Politica

Se ora Conte si mette a fare il compagno

Se ora Conte si mette a fare il compagno

Avrebbe potuto non farlo. Avrebbe potuto tirarsi indietro, spiegando che aveva accettato l'invito prima della crisi di governo. Quando la Lega era ancora uno dei due soci della maggioranza che lo sosteneva e quando Giorgia Meloni non lo aveva ancora così duramente criticato per essersi prestato al cambio della guardia a Palazzo Chigi, con il Pd a sostituire il Carroccio. Giuseppe Conte, invece, oggi si presenterà ad Atreju, la festa di Fratelli d'Italia ormai arrivata alla sua ventiduesima edizione.

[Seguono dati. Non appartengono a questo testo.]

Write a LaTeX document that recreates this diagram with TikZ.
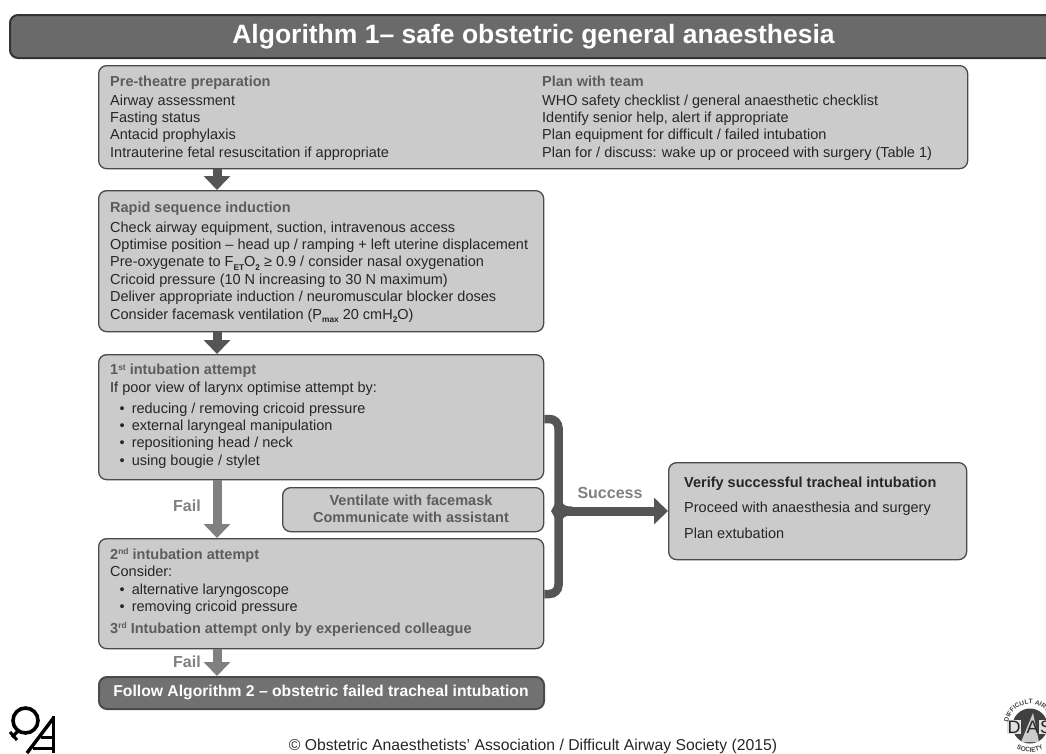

E lo farà conscio di giocare il trasferta, davanti a un pubblico non solo ostile ma che per la maggior parte lo considera un «abusivo». Lo stesso che il giorno della fiducia al Conte bis ha sfilato davanti Montecitorio per protesta.

Una scelta ragionata. E che, racconta a Palazzo Chigi chi il premier lo sente spesso, è frutto di una strategia di lungo periodo ben ponderata. Catapultato in politica solo 15 mesi fa, infatti, il già due volte premier non ha intenzione di fermarsi qui e si vuole con pazienza costruire il giusto profilo per provare a restare ancora in sella anche quando l'esperienza di governo sarà finita. Di qui la scelta di mostrarsi come l'uomo del dialogo, pronto ad andare alla festa di Leu due giorni fa ed entusiasta di presenziare domani a Lecce alla kermesse nazionale della Cgil. In mezzo Atreju e una platea di destra che oggi non gli farà sconti. Al punto che la stessa Meloni ha ammesso di essere «rimasta colpita» dalla scelta di confermare la sua presenza.

D'altra parte, Conte sa bene che il M5s è in grande agitazione, alle prese con un calo di consensi che non si arresta e dilaniato da una guerra interna che rischia d'essere senza esclusione di colpi. Insomma, il suo partito di riferimento - fu proprio il M5s a indicarlo come premier nel maggio del 2018 - potrebbe non garantirlo più. E così Conte ha deciso di andare per la sua strada e costruirsi un profilo autonomo, che magari gli permetta un domani di essere un possibile candidato alla premiership se davvero tra M5s e Pd nascesse un'alleanza strutturale. Non è un caso che ad Alessandro Di Battista che criticava duramente i dem, Conte abbia risposto senza esitazione alcuna. «Mi fido del Pd, è una forza responsabile», ha tagliato corto. E l'ha fatto dal palco della festa di Leu, altro alleato di governo oggi e forse anche domani. Il tutto mentre Luigi Di Maio preferisce usare verso il Pd toni non troppo amichevoli, sia sul taglio dei parlamentari sia sull'intesa per un candidato comune in Umbria.

Conte, dunque, mira a essere il ponte tra M5s e Pd, sperando in futuro di essere ancora una volta l'uomo giusto al momento giusto. Non è un caso che dal 20 agosto - giorno del j'accuse contro Salvini in Senato - non abbia più perso occasione per attaccare il leader della Lega. L'ambizione di essere il frontman di una futura alleanza strutturale tra M5s e Pd, infatti, passa anche da qui. Dal presentarsi come completamente alternativo a quello che oggi resta comunque il leader dell'area di centrodestra.